L’anniversario: Cento Nino! Il percorso di un attore che ha saputo interrogarsi sulla fede
Come attore, Manfredi si è contraddistinto per una recitazione più sfaccettata e meno irruente dei colleghi, misurata e piena di tic, di frasi smozzicate e di gesti lasciati in sospeso, quasi a suggerire la fatica del pensiero ad adeguarsi alla realtà circostante. Il Nostro ha fatto di questo meccanismo recitativo una cifra stilistica che, nonostante fosse radicata nella tradizione regionale italiana (passava tranquillamente da un dialetto all’altro, pur privilegiando l’accento romanesco e, ancor di più, ciociaro), lo apparentava a certi commedianti americani come Jack Lemmon.
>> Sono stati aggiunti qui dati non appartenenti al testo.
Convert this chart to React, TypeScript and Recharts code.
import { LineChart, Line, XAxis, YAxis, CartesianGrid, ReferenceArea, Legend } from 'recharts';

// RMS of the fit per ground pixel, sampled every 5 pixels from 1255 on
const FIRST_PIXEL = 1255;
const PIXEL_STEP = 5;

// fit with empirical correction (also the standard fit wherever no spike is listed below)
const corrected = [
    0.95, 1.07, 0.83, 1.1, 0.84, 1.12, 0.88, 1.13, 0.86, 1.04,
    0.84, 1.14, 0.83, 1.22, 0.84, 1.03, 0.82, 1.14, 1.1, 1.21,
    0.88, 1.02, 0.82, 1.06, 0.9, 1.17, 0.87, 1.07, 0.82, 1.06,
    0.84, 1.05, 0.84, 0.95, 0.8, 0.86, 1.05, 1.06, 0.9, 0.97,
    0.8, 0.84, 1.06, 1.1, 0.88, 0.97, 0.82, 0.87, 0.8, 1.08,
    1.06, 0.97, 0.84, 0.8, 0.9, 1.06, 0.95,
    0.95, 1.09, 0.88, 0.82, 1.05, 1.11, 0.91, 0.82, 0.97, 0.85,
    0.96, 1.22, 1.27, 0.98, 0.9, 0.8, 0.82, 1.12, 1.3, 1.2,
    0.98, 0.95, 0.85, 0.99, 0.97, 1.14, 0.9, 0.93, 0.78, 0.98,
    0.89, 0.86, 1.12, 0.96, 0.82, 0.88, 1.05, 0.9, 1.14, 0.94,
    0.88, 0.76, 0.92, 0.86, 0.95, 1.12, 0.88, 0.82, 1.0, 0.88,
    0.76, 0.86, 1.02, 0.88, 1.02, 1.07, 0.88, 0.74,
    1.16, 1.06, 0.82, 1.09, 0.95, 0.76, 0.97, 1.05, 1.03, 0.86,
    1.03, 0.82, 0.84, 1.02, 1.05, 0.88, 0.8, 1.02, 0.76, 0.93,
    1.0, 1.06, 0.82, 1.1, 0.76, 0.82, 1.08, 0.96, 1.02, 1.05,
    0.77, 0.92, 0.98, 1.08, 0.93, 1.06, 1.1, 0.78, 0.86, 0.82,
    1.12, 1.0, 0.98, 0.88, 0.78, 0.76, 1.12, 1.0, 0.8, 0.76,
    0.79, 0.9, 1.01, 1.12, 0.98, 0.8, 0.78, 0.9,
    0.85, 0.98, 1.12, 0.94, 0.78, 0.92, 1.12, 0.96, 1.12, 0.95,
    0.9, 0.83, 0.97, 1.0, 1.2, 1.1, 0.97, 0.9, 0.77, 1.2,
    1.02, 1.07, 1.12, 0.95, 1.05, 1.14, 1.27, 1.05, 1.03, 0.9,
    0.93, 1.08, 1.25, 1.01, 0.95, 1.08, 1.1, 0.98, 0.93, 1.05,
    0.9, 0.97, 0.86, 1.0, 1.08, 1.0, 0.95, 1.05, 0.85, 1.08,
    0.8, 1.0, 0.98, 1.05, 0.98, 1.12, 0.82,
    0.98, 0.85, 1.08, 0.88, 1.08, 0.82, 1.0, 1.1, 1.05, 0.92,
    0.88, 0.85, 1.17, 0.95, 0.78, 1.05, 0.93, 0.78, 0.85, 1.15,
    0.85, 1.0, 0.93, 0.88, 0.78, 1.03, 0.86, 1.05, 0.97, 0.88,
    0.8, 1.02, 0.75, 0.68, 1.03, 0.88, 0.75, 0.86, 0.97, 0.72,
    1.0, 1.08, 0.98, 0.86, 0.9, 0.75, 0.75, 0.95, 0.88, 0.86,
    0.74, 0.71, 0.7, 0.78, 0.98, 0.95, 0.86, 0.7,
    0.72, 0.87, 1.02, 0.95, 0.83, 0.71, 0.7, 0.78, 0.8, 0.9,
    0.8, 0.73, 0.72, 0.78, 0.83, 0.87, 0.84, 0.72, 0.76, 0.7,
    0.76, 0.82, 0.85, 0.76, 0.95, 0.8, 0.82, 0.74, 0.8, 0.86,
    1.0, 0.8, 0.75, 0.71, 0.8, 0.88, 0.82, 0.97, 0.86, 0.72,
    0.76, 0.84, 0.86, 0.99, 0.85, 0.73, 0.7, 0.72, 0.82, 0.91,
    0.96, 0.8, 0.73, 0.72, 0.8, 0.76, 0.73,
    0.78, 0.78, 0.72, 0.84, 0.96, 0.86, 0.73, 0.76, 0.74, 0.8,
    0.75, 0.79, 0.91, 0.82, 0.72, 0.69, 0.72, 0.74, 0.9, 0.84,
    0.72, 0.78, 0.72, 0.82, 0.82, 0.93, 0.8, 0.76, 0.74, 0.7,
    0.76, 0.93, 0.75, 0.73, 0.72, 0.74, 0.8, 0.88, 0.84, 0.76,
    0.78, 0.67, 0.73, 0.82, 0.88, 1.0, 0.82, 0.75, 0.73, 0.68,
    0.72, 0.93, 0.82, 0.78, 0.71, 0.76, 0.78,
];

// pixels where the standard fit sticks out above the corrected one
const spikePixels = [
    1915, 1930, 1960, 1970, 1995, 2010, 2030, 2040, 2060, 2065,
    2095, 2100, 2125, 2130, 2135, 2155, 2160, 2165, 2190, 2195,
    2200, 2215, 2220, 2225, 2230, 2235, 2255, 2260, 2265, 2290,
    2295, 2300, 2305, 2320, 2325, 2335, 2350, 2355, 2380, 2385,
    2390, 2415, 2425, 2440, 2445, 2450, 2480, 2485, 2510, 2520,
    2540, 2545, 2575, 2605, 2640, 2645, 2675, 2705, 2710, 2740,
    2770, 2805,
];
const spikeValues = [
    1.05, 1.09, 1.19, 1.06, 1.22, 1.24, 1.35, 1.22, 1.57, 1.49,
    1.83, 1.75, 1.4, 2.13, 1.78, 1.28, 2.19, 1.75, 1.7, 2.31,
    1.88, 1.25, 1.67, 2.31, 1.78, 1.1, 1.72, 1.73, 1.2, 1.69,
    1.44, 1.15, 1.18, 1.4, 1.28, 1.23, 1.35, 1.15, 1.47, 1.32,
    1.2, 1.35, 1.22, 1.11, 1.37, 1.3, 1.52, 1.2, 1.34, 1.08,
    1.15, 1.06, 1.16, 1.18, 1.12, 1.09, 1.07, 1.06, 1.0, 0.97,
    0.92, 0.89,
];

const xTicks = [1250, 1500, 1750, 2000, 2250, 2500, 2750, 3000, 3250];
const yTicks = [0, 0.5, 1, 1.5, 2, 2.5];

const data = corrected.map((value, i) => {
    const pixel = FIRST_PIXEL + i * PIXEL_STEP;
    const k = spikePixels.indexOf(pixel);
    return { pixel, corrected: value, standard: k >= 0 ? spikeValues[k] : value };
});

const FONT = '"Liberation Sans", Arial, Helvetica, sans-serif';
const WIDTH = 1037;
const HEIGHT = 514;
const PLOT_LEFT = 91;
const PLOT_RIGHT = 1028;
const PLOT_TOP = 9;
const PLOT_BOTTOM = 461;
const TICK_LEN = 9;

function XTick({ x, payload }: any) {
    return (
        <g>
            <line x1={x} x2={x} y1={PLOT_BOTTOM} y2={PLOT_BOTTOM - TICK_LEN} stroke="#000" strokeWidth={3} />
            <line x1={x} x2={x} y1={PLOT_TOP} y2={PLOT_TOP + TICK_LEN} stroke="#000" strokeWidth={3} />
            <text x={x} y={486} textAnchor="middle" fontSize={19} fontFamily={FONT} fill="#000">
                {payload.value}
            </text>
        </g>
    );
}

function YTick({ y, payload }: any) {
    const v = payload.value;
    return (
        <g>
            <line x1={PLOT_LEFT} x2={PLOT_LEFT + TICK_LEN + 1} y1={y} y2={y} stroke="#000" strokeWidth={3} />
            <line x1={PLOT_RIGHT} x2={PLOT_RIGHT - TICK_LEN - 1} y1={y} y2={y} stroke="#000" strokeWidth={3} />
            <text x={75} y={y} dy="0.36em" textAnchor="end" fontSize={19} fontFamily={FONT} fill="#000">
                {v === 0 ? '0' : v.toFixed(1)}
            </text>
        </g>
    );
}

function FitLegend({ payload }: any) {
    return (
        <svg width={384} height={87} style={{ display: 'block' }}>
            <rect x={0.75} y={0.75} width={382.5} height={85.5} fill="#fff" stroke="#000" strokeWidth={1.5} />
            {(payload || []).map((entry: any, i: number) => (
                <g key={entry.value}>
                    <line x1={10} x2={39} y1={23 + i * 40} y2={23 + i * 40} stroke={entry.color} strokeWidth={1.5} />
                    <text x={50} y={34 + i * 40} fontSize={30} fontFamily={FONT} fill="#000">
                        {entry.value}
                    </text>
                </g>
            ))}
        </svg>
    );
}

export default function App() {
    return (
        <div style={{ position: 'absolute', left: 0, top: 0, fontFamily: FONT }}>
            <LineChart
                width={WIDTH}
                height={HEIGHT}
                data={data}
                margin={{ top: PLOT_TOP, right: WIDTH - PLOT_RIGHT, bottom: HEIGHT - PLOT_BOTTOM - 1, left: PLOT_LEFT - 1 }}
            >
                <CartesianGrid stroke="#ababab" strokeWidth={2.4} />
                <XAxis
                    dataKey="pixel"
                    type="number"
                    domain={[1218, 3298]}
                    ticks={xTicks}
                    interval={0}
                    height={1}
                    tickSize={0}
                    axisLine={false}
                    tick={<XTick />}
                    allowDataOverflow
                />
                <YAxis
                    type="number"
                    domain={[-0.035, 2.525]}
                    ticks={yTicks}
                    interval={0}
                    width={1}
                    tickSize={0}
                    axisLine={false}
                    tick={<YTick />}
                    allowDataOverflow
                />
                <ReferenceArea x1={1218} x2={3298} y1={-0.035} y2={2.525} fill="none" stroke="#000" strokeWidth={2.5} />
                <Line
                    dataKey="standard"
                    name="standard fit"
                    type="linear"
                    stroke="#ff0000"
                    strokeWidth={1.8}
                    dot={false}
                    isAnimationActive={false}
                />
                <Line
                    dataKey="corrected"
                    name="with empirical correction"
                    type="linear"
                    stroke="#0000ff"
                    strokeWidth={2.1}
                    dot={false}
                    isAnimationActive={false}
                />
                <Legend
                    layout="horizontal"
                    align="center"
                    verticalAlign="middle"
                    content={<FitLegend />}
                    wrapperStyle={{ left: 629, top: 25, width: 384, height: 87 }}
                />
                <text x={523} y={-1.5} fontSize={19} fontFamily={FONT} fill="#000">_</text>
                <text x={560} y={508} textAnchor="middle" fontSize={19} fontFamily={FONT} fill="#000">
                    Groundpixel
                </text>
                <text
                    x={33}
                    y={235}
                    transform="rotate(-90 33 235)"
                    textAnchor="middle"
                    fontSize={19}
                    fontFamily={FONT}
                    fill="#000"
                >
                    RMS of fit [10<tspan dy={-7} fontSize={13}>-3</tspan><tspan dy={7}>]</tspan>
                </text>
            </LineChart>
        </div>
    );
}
Dopo aver frequentato l’Accademia con Orazio Costa e aver fatto una lunga gavetta come doppiatore, spalla e comprimario, negli anni Sessanta finalmente esordisce come protagonista in una serie di commedie importanti, diretto dai grandi registi del periodo. Tra i suoi personaggi ve ne sono alcuni che hanno sfaccettature problematiche, come l’architetto di Il padre di famiglia (1967) o l’infermiere di C’eravamo tanto amati (1974), volti di una Sinistra italiana delusa dopo gli ideali della Resistenza. Ma ci sono anche i ritratti storici che gli ha ritagliato Luigi Magni, legati alle responsabilità del potere assoluto papalino in epoca risorgimentale: Nell’anno del Signore (1969), In nome del papa re (1977), In nome del popolo sovrano (1990). A parte, sempre con lo stesso regista, va considerato Secondo Ponzio Pilato (1987) dove incarna un personaggio emblematico per la storia cristiana: colui che, pur attratto dalla verità, non la sa riconoscere nel Giusto che ha di fronte e lo condanna a morte.
I dilemmi morali di queste caratterizzazioni hanno però il loro culmine in un film che Manfredi ha anche diretto, Per grazia ricevuta (1971). Si tratta di un’opera complessa, capace, pur nei toni allegri della commedia, di affrontare di petto un tema serio e in modo serio: la fede in Dio. Il protagonista, al quale Nino ha riservato più di un tratto autobiografico, in punto di morte ripensa alle fasi della sua vita nella quale si sono alternate esperienze di religiosità bigotta e superstiziosa ad altre in cui, per comodità, ha rinnegato tutto in nome del libero pensiero. Ma la questione di fondo resta: può l’uomo vivere senza Dio? Ed è possibile esprimere la propria fede in modo autentico, senza ricadere nelle forme sclerotizzate che la chiesa conserva? Domande, certo, non banali, a cui il film non riesce a dare risposta, ma almeno non lasciano lo spettatore indifferente.
Come tutti i mattatori del suo tipo, Manfredi ha sempre avuto bisogno di qualcuno che gli tenesse ben salde le briglie altrimenti tendeva a strabordare, a cercare il pezzo di bravura, l’assolo teatrale, mangiandosi il film e gli altri interpreti. E alle volte, come in Brutti, sporchi e cattivi (1976) ha perduto decisamente il senso della misura. L’esaurimento di ispirazione nella commedia all’italiana, a partire dagli anni Ottanta, ha visto anche lui vittima di un presenzialismo cinematografico che spesso non gli ha reso onore: pur di apparire sullo schermo, Manfredi ha preso parte anche a filmetti corrivi al fianco dei nuovi comici, oltre a moltiplicare le sue partecipazioni televisive che nulla hanno aggiunto al suo percorso attoriale. Eppure, proprio negli ultimi anni, la sua carriera ha avuto anche una svolta internazionale con titoli da noi pressoché sconosciuti, ma che meritano una riscoperta: da Napoli-Berlino, un taxi nella notte (1987) a La fine di un mistero (2003), suo ultimo film.